- [Data provided]:
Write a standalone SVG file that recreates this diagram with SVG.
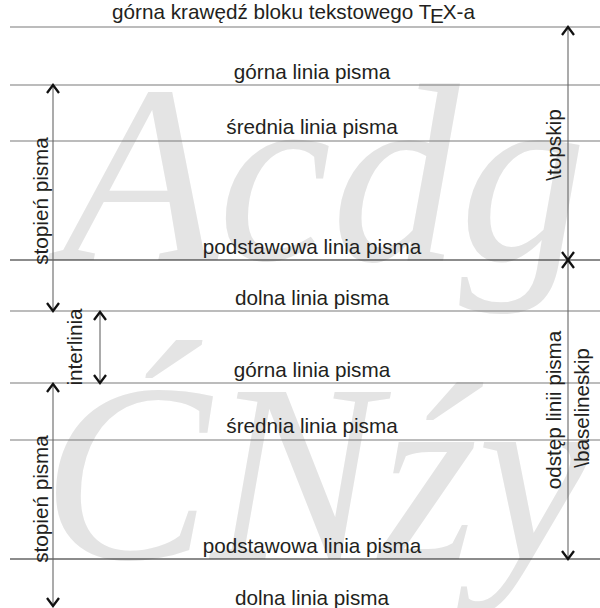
<svg xmlns="http://www.w3.org/2000/svg" width="600" height="608" viewBox="0 0 600 608">
<style>
.bg{font-family:"Liberation Serif","Times New Roman",serif;font-style:italic;font-size:255px;fill:#e4e4e4}
.hl{stroke:#7a7a7a;stroke-width:1.2}
.bl{stroke:#1a1a1a;stroke-width:1.2}
.lab{font-family:"Liberation Sans",Arial,sans-serif;font-size:20.7px;fill:#231f20;text-anchor:middle}
.shaft{stroke:#666;stroke-width:1.1;fill:none}
</style>
<defs>
<marker id="arr" markerUnits="userSpaceOnUse" viewBox="-10 -8 12 16" markerWidth="12" markerHeight="16" refX="0" refY="0" orient="auto-start-reverse" overflow="visible">
<path d="M -8 -6 L 0 0 L -8 6" fill="none" stroke="#111" stroke-width="2.3"/>
</marker>
</defs>
<rect width="600" height="608" fill="#fff"/>
<g id="background-letters">
<text class="bg" x="62" y="260" textLength="525" lengthAdjust="spacingAndGlyphs">Acdg</text>
<text class="bg" x="42" y="559" textLength="548" lengthAdjust="spacingAndGlyphs">ĆNźy</text>
</g>
<g id="lines">
<line class="hl" x1="10" y1="27" x2="600" y2="27"/>
<line class="hl" x1="10" y1="85" x2="600" y2="85"/>
<line class="hl" x1="10" y1="141" x2="600" y2="141"/>
<line class="bl" x1="10" y1="260" x2="600" y2="260"/>
<line class="hl" x1="10" y1="311" x2="600" y2="311"/>
<line class="hl" x1="10" y1="383" x2="600" y2="383"/>
<line class="hl" x1="10" y1="440" x2="600" y2="440"/>
<line class="bl" x1="10" y1="559" x2="600" y2="559"/>
</g>
<g id="labels">
<text class="lab" x="293.5" y="19">górna krawędź bloku tekstowego T<tspan dx="-1.5" dy="4">E</tspan><tspan dx="-1" dy="-4">X</tspan>-a</text>
<text class="lab" x="312" y="79">górna linia pisma</text>
<text class="lab" x="312" y="134">średnia linia pisma</text>
<text class="lab" x="312" y="254">podstawowa linia pisma</text>
<text class="lab" x="312" y="305">dolna linia pisma</text>
<text class="lab" x="312" y="377">górna linia pisma</text>
<text class="lab" x="312" y="433">średnia linia pisma</text>
<text class="lab" x="312" y="553">podstawowa linia pisma</text>
<text class="lab" x="312" y="605">dolna linia pisma</text>
</g>
<g id="connectors">
<line class="shaft" x1="53" y1="85" x2="53" y2="311" marker-start="url(#arr)" marker-end="url(#arr)"/>
<line class="shaft" x1="100" y1="312" x2="100" y2="383" marker-start="url(#arr)" marker-end="url(#arr)"/>
<line class="shaft" x1="53" y1="384" x2="53" y2="606" marker-start="url(#arr)" marker-end="url(#arr)"/>
<line class="shaft" x1="568" y1="27" x2="568" y2="260" marker-start="url(#arr)" marker-end="url(#arr)"/>
<line class="shaft" x1="568" y1="260" x2="568" y2="559" marker-start="url(#arr)" marker-end="url(#arr)"/>
</g>
<g id="dimension-labels">
<text class="lab" transform="translate(48,201) rotate(-90)">stopień pisma</text>
<text class="lab" transform="translate(48,499) rotate(-90)">stopień pisma</text>
<text class="lab" transform="translate(82,347) rotate(-90)">interlinia</text>
<text class="lab" transform="translate(561,145) rotate(-90)">\topskip</text>
<text class="lab" transform="translate(561,410) rotate(-90)">odstęp linii pisma</text>
<text class="lab" transform="translate(589,408) rotate(-90)">\baselineskip</text>
</g>
</svg>
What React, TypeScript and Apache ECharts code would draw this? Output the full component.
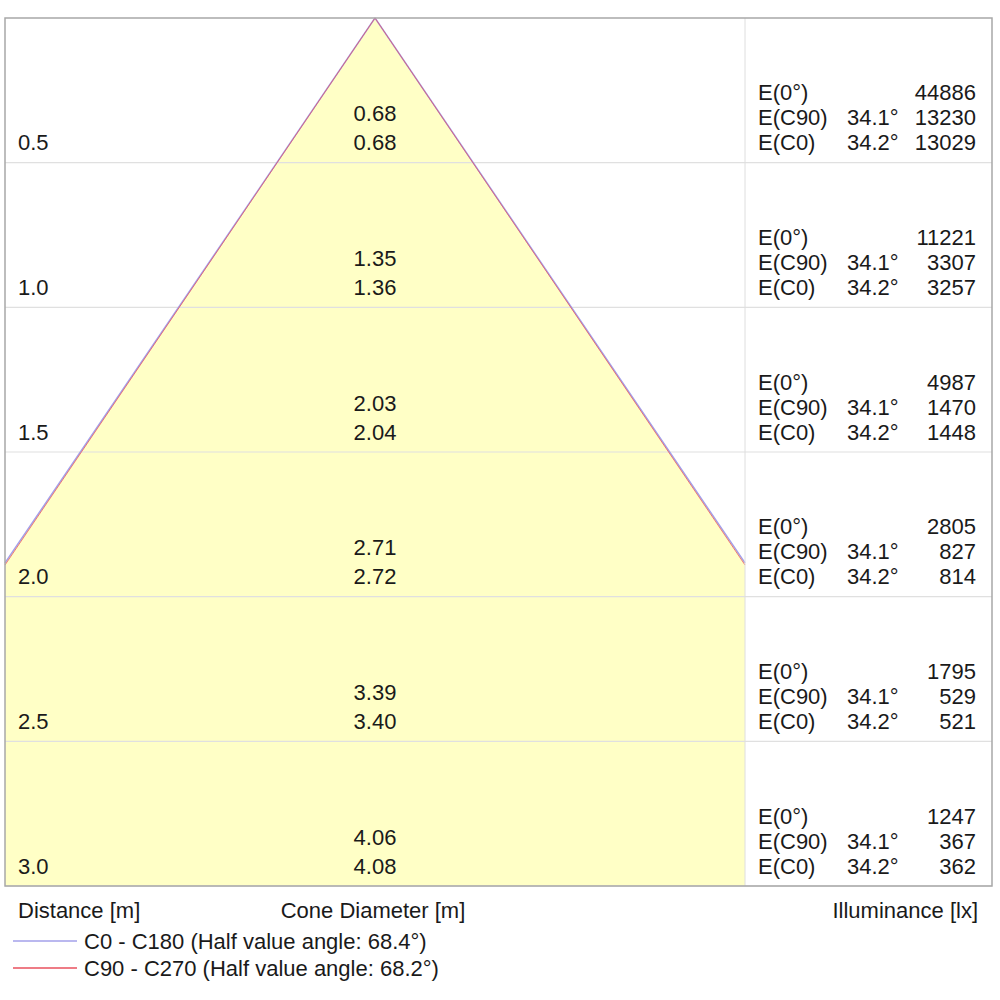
import { useEffect, useRef } from "react";
import * as echarts from "echarts";

// distances down the cone, in metres
const distances = [0.5, 1.0, 1.5, 2.0, 2.5, 3.0];
// cone diameters per distance (C90 plane above, C0 plane below)
const diameterC90 = ["0.68", "1.35", "2.03", "2.71", "3.39", "4.06"];
const diameterC0 = ["0.68", "1.36", "2.04", "2.72", "3.40", "4.08"];
// illuminance in lx
const illumCenter = [44886, 11221, 4987, 2805, 1795, 1247];
const illumC90 = [13230, 3307, 1470, 827, 529, 367];
const illumC0 = [13029, 3257, 1448, 814, 521, 362];
// half value angles (full cone angle) per plane
const halfValueC0 = 68.4;
const halfValueC90 = 68.2;

const X_HALF = 1.28; // half width of the cone drawing, in metres
const PANEL = 247; // width of the illuminance column, px
const FONT = "Liberation Sans, Arial, sans-serif";
const TEXT = "#1a1a1a";
const FILL = "#FFFFC6";
const PURPLE = "#a3a0ea";
const RED = "#e8505e";

const tanHalf = (full: number) => Math.tan(((full / 2) * Math.PI) / 180);

const conePoints = (full: number) => {
  const edge = X_HALF / tanHalf(full);
  return [
    [-X_HALF, edge],
    [0, 0],
    [X_HALF, edge],
  ];
};

const txt = (x: number, y: number, text: string, align = "left") => ({
  type: "text",
  x,
  y,
  style: {
    text,
    fill: TEXT,
    fontSize: 22,
    fontFamily: FONT,
    align,
    verticalAlign: "middle",
    textAlign: align,
    textVerticalAlign: "middle",
  },
});

export default function App() {
  const ref = useRef<HTMLDivElement>(null);

  useEffect(() => {
    if (!ref.current) return;
    const chart = echarts.init(ref.current, undefined, { renderer: "svg" });

    const wide = Math.max(halfValueC0, halfValueC90);

    chart.setOption({
      animation: false,
      grid: { left: 5, top: 18, width: 740, height: 868 },
      xAxis: {
        type: "value",
        min: -X_HALF,
        max: X_HALF,
        show: false,
      },
      yAxis: {
        type: "value",
        min: 0,
        max: 3,
        inverse: true,
        show: false,
      },
      legend: {
        orient: "vertical",
        left: 8,
        top: 925,
        icon: "rect",
        itemWidth: 64,
        itemHeight: 1.5,
        itemGap: 5,
        selectedMode: false,
        textStyle: { fontSize: 22, fontFamily: FONT, color: TEXT, padding: [0, 0, 0, 2] },
        data: [
          `C0 - C180 (Half value angle: ${halfValueC0}°)`,
          `C90 - C270 (Half value angle: ${halfValueC90}°)`,
        ],
      },
      graphic: [
        {
          type: "rect",
          shape: { x: 5, y: 18, width: 987, height: 868 },
          style: { fill: "none", stroke: "#a8a8a8", lineWidth: 1.5 },
          z: 10,
        },
        {
          type: "line",
          shape: { x1: 745, y1: 18, x2: 745, y2: 886 },
          style: { stroke: "#dedede", lineWidth: 1 },
          z: 9,
        },
        txt(18, 910, "Distance [m]"),
        txt(373, 910, "Cone Diameter [m]", "center"),
        txt(978, 910, "Illuminance [lx]", "right"),
      ],
      series: [
        {
          type: "custom",
          z: 1,
          silent: true,
          data: [[0, 0]],
          renderItem: (params: any, api: any) => {
            const cs = params.coordSys;
            const pts = conePoints(wide).map((p) => api.coord(p));
            const bottomL = api.coord([-X_HALF, 3]);
            const bottomR = api.coord([X_HALF, 3]);
            return {
              type: "polygon",
              shape: {
                points: [pts[0], pts[1], pts[2], [bottomR[0], cs.y + cs.height], [bottomL[0], cs.y + cs.height]],
              },
              style: { fill: FILL },
            };
          },
        },
        {
          type: "custom",
          z: 2,
          silent: true,
          data: distances.map((d, i) => [0, d, i]),
          encode: { x: 0, y: 1 },
          renderItem: (params: any, api: any) => {
            const i = api.value(2);
            const cs = params.coordSys;
            const [cx, y] = api.coord([0, distances[i]]);
            const left = cs.x;
            const right = cs.x + cs.width;
            return {
              type: "group",
              children: [
                {
                  type: "line",
                  shape: { x1: left, y1: y, x2: right + PANEL, y2: y },
                  style: { stroke: "#e0e0e0", lineWidth: 1.2 },
                },
                txt(left + 13, y - 20, distances[i].toFixed(1)),
                txt(cx, y - 49, diameterC90[i], "center"),
                txt(cx, y - 20, diameterC0[i], "center"),
                txt(right + 13, y - 70, "E(0°)"),
                txt(right + 13, y - 45, "E(C90)"),
                txt(right + 13, y - 20, "E(C0)"),
                txt(right + 102, y - 45, `${(halfValueC90 / 2).toFixed(1)}°`),
                txt(right + 102, y - 20, `${(halfValueC0 / 2).toFixed(1)}°`),
                txt(right + 231, y - 70, String(illumCenter[i]), "right"),
                txt(right + 231, y - 45, String(illumC90[i]), "right"),
                txt(right + 231, y - 20, String(illumC0[i]), "right"),
              ],
            };
          },
        },
        {
          name: `C0 - C180 (Half value angle: ${halfValueC0}°)`,
          type: "line",
          z: 3,
          silent: true,
          showSymbol: false,
          data: conePoints(halfValueC0),
          lineStyle: { color: PURPLE, width: 1.5 },
          itemStyle: { color: PURPLE },
        },
        {
          name: `C90 - C270 (Half value angle: ${halfValueC90}°)`,
          type: "line",
          z: 4,
          silent: true,
          showSymbol: false,
          data: conePoints(halfValueC90),
          lineStyle: { color: RED, width: 1, opacity: 0.75 },
          itemStyle: { color: RED },
        },
      ],
    });

    return () => chart.dispose();
  }, []);

  return (
    <div
      ref={ref}
      style={{ position: "absolute", left: 0, top: 0, width: 1000, height: 1000, background: "#fff" }}
    />
  );
}
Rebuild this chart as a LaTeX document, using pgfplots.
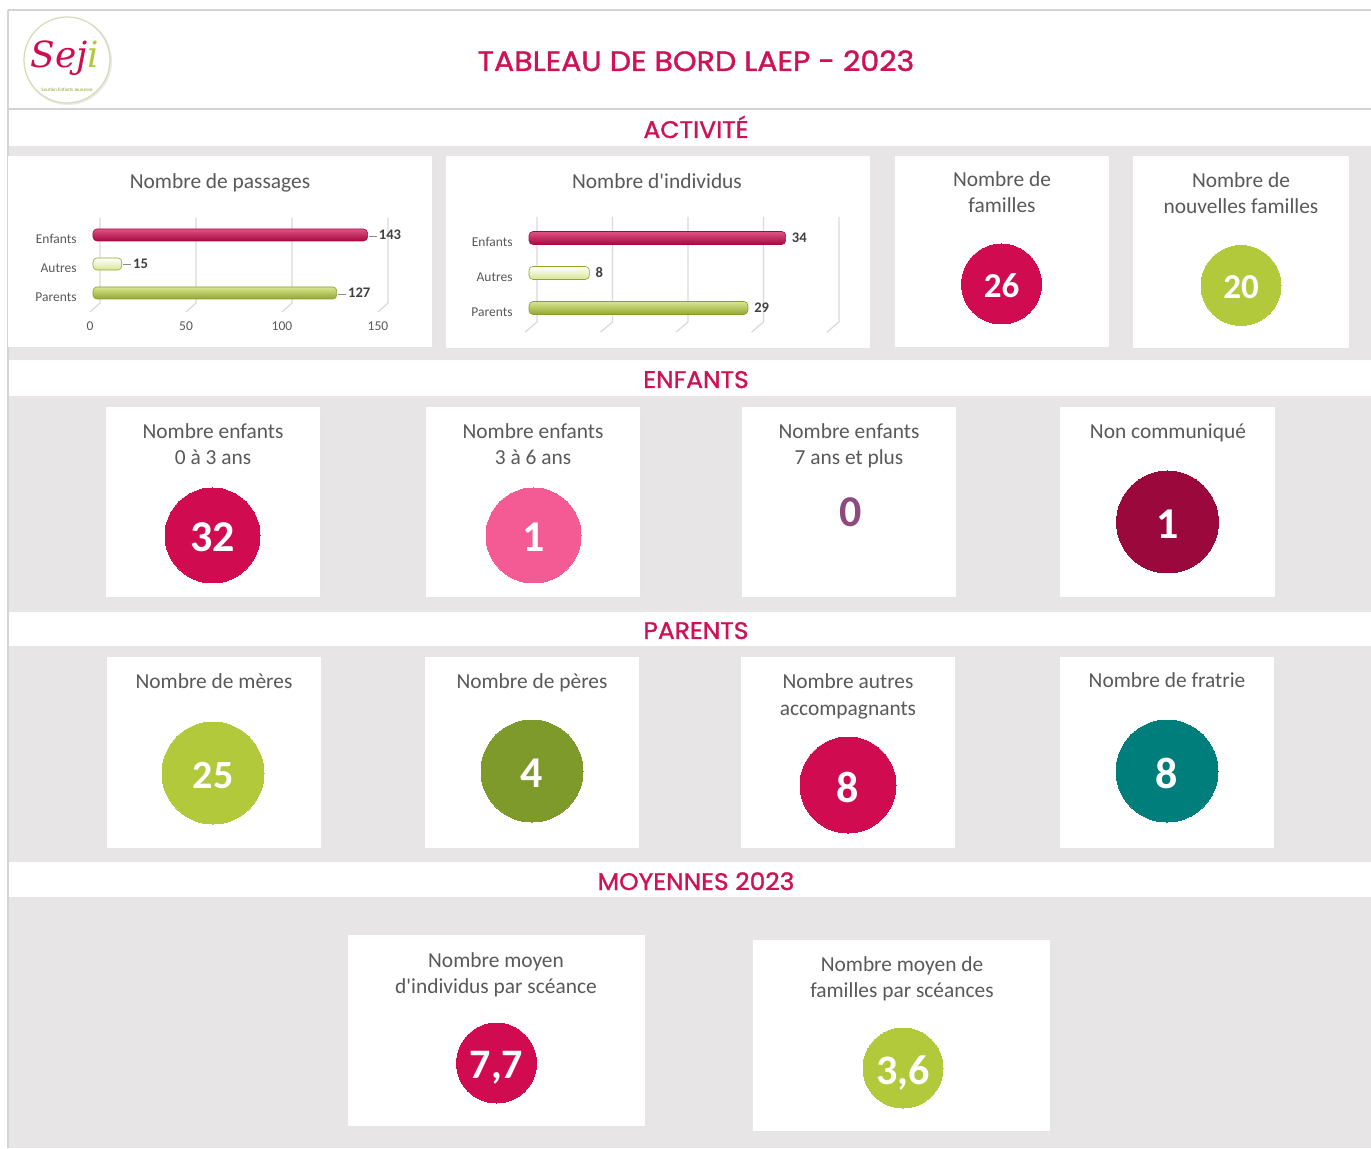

- [Written problem]:
Of the lines above, quote exactly those from the one with "What React, TypeScript" through the one with "const wide = Math.max(halfValueC0, halfValueC90);", ends included; pictures stay out.

- [Result of the exercise]:
What React, TypeScript and Apache ECharts code would draw this? Output the full component.
import { useEffect, useRef } from "react";
import * as echarts from "echarts";

// distances down the cone, in metres
const distances = [0.5, 1.0, 1.5, 2.0, 2.5, 3.0];
// cone diameters per distance (C90 plane above, C0 plane below)
const diameterC90 = ["0.68", "1.35", "2.03", "2.71", "3.39", "4.06"];
const diameterC0 = ["0.68", "1.36", "2.04", "2.72", "3.40", "4.08"];
// illuminance in lx
const illumCenter = [44886, 11221, 4987, 2805, 1795, 1247];
const illumC90 = [13230, 3307, 1470, 827, 529, 367];
const illumC0 = [13029, 3257, 1448, 814, 521, 362];
// half value angles (full cone angle) per plane
const halfValueC0 = 68.4;
const halfValueC90 = 68.2;

const X_HALF = 1.28; // half width of the cone drawing, in metres
const PANEL = 247; // width of the illuminance column, px
const FONT = "Liberation Sans, Arial, sans-serif";
const TEXT = "#1a1a1a";
const FILL = "#FFFFC6";
const PURPLE = "#a3a0ea";
const RED = "#e8505e";

const tanHalf = (full: number) => Math.tan(((full / 2) * Math.PI) / 180);

const conePoints = (full: number) => {
  const edge = X_HALF / tanHalf(full);
  return [
    [-X_HALF, edge],
    [0, 0],
    [X_HALF, edge],
  ];
};

const txt = (x: number, y: number, text: string, align = "left") => ({
  type: "text",
  x,
  y,
  style: {
    text,
    fill: TEXT,
    fontSize: 22,
    fontFamily: FONT,
    align,
    verticalAlign: "middle",
    textAlign: align,
    textVerticalAlign: "middle",
  },
});

export default function App() {
  const ref = useRef<HTMLDivElement>(null);

  useEffect(() => {
    if (!ref.current) return;
    const chart = echarts.init(ref.current, undefined, { renderer: "svg" });

    const wide = Math.max(halfValueC0, halfValueC90);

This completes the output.